Их встречи продолжились. Рафаэля притягивал этот целеустремлённый не по годам человек, небрежно одетый, с целым ворохом бумаг под мышкой и со сползающими с носа очками. Из бесед со знатоком истории и античной мифологии в пустом зале библиотеки, где вдоль стен были установлены леса, сколоченные для работы, он почерпнул для себя много полезного. Дни напролёт Матуранцио корпел над своими комментариями к «Метаморфозам» Овидия.

— После разграбления библиотеки в Урбино, — говорил новый знакомый, — приходится теперь наведываться сюда из Перуджи. Война смешала все карты. Слава богу, что хоть до Сиены не добрались лапы «дракона» и здесь можно спокойно поработать над манускриптами.

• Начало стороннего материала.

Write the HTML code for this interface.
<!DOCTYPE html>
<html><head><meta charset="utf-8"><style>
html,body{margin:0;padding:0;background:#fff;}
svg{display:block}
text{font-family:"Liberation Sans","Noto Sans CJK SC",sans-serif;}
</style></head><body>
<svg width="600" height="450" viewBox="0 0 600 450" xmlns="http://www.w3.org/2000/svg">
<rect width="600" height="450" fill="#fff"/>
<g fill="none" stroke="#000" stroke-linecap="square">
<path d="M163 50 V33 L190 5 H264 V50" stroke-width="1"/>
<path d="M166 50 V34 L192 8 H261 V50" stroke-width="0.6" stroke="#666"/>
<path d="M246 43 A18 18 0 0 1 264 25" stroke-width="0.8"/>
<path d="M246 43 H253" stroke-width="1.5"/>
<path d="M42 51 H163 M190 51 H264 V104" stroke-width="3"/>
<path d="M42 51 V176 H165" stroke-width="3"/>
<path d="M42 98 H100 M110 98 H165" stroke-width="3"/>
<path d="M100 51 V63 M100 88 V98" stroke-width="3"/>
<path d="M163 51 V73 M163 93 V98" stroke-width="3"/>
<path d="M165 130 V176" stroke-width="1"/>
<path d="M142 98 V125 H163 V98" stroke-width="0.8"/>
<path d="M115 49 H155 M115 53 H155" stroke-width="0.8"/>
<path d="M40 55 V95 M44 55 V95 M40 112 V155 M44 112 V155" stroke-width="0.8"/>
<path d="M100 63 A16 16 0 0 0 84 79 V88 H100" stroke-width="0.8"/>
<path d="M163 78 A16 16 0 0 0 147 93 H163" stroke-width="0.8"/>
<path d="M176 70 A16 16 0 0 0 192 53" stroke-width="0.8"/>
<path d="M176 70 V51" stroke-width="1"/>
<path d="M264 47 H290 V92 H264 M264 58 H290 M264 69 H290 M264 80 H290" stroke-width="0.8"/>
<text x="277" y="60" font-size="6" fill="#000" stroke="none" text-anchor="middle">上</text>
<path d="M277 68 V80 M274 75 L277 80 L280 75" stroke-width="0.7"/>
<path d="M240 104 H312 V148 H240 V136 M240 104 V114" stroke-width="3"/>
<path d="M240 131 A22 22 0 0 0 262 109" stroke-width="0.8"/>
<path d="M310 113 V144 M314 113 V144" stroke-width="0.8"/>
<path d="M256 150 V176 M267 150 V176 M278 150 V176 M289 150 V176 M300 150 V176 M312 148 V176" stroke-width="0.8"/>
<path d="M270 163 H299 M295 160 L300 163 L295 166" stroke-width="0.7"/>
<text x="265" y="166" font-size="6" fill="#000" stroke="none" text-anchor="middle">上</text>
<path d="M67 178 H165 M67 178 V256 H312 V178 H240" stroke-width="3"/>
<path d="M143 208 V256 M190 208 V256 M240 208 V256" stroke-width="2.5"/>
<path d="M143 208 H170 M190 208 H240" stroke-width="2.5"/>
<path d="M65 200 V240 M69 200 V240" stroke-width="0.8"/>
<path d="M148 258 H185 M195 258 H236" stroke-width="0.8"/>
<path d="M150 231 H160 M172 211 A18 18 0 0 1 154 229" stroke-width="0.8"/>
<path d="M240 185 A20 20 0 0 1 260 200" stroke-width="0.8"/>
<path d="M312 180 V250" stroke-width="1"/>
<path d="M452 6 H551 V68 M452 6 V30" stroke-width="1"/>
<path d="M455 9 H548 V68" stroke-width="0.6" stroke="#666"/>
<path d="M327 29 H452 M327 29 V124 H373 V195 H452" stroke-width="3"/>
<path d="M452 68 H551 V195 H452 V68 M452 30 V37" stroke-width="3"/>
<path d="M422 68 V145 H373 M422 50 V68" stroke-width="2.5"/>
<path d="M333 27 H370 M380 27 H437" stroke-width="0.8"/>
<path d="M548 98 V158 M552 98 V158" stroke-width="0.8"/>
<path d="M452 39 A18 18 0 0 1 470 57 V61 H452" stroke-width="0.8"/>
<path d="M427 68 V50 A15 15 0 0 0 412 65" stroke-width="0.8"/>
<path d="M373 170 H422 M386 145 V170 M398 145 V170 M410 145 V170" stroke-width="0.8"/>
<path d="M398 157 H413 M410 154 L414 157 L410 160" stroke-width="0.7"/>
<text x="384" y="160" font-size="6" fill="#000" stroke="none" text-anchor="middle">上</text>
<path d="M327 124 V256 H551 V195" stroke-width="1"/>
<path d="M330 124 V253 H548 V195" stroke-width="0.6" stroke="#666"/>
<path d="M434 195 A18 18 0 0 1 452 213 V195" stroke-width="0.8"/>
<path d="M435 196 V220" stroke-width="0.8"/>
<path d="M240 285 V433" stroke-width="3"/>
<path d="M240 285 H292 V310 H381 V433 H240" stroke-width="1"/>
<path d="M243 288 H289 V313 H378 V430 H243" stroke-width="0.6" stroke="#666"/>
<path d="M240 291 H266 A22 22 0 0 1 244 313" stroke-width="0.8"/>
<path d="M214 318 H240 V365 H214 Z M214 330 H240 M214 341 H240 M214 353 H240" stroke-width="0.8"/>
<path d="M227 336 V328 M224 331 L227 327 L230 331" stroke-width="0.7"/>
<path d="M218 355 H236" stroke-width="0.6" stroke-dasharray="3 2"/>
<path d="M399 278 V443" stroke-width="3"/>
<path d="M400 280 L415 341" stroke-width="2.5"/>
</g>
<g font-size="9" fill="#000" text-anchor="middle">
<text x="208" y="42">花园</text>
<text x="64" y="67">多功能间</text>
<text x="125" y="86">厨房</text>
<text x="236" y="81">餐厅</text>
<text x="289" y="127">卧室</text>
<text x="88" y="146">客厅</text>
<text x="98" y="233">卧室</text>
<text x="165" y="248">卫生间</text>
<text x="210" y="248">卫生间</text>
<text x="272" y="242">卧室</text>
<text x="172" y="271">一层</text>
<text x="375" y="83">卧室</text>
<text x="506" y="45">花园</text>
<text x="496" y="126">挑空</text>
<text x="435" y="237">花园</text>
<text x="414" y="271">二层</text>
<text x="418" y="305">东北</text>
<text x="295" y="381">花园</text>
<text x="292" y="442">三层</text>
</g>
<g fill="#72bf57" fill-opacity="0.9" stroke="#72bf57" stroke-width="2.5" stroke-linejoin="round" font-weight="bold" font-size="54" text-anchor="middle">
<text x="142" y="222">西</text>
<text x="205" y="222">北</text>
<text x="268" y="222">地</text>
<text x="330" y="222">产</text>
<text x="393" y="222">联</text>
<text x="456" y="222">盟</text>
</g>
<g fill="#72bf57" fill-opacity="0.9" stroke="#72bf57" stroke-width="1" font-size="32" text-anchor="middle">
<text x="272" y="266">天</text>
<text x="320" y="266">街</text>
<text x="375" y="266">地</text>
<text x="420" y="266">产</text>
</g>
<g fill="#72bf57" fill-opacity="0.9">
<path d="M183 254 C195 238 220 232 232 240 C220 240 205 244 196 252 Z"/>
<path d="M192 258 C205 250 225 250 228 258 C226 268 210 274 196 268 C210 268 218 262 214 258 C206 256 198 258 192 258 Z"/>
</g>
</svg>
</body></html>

Вскоре Матуранцио сообщил, что часть обоза с награбленным была отбита в Романье у бандитов и спрятана в укромном месте в горах. От него Рафаэлю стало известно, что стоящая здесь скульптура, с которой он сделал рисунок, была откопана в 1462 году в предместье Рима при папе Пие II и подарена им Сиене. Судя по предварительному рисунку, хранящемуся в венецианской библиотеке Марчана, три прислужницы Венеры олицетворяют целомудрие, красоту и сладострастие. Одна из дев справа стыдливо прижимается к подруге в центре, держа в руке позолоченное яблоко, а вот что было у подруг, неизвестно, поскольку у сиенской скульптурной группы отбиты руки у двух дев. При написании картины Рафаэль уравновесил композицию, пририсовав двум остальным девам по яблоку, предназначенному в награду победителю воображаемого турнира.

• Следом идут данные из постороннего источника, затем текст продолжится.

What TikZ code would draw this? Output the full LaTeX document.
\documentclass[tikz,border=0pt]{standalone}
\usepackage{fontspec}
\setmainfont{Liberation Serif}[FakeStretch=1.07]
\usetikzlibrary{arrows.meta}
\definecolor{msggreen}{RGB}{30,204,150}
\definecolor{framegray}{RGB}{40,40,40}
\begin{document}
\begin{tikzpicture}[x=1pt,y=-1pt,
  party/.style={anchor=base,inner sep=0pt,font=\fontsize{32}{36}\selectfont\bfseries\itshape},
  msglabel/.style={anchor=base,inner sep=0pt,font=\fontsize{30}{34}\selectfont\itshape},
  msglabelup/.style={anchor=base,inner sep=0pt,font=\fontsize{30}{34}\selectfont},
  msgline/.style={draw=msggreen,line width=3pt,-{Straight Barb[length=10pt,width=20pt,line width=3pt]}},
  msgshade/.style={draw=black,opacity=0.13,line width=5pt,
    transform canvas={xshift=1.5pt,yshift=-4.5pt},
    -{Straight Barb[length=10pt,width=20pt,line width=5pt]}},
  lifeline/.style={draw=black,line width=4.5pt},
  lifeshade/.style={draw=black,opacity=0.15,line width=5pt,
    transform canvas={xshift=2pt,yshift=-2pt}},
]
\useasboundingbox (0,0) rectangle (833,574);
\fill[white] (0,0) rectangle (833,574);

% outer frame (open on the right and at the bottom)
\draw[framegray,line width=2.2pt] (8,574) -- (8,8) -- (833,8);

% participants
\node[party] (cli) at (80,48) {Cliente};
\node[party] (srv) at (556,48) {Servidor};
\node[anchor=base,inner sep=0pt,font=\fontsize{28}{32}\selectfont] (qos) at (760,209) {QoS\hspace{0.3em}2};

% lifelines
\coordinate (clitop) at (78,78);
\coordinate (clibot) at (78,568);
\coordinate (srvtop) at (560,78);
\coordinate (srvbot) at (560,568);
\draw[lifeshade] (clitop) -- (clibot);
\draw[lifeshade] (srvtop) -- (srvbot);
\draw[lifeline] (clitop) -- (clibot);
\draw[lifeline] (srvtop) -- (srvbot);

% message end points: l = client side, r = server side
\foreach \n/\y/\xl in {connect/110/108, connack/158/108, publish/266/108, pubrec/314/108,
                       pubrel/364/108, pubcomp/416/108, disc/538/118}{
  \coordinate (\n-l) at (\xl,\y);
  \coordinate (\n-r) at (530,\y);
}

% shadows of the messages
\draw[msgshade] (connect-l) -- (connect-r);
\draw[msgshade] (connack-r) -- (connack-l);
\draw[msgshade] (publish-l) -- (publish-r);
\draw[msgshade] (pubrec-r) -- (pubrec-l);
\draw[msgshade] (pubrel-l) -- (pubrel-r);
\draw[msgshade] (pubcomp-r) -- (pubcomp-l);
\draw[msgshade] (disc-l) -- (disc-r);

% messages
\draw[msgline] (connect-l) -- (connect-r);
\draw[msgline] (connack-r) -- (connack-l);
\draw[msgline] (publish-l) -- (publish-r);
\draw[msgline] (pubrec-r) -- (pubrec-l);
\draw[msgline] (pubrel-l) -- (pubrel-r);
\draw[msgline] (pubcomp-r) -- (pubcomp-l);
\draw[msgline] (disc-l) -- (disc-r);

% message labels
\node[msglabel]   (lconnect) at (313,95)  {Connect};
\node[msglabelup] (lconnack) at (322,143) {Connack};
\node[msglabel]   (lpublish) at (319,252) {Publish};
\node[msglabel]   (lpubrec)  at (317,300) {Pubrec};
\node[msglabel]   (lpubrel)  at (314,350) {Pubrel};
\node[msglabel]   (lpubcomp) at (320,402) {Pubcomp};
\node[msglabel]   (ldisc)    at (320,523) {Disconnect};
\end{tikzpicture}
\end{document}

Это первая его работа (Шантийи, Музей Конде), не связанная с библейской тематикой, да и сама Сиена с её свободой нравов никак не способствовала настроиться на религиозный лад. Картина прекрасна не только удивительной гармонией линий, но и тем, что верно отражает чистоту души самого художника и ту благость, которую он излучает на окружающих его людей, что не мог не почувствовать учёный Матуранцио, познакомившись с Рафаэлем. В грациозном трио обнажённых дев молодой художник проявил редкое умение настолько впечатляюще воспроизводить красоту женского тела, что у его современников, включая также первого биографа Джовио, не нашлось иного слова для определения увиденного, кроме как venustas — красота божественная, и этим всё было сказано.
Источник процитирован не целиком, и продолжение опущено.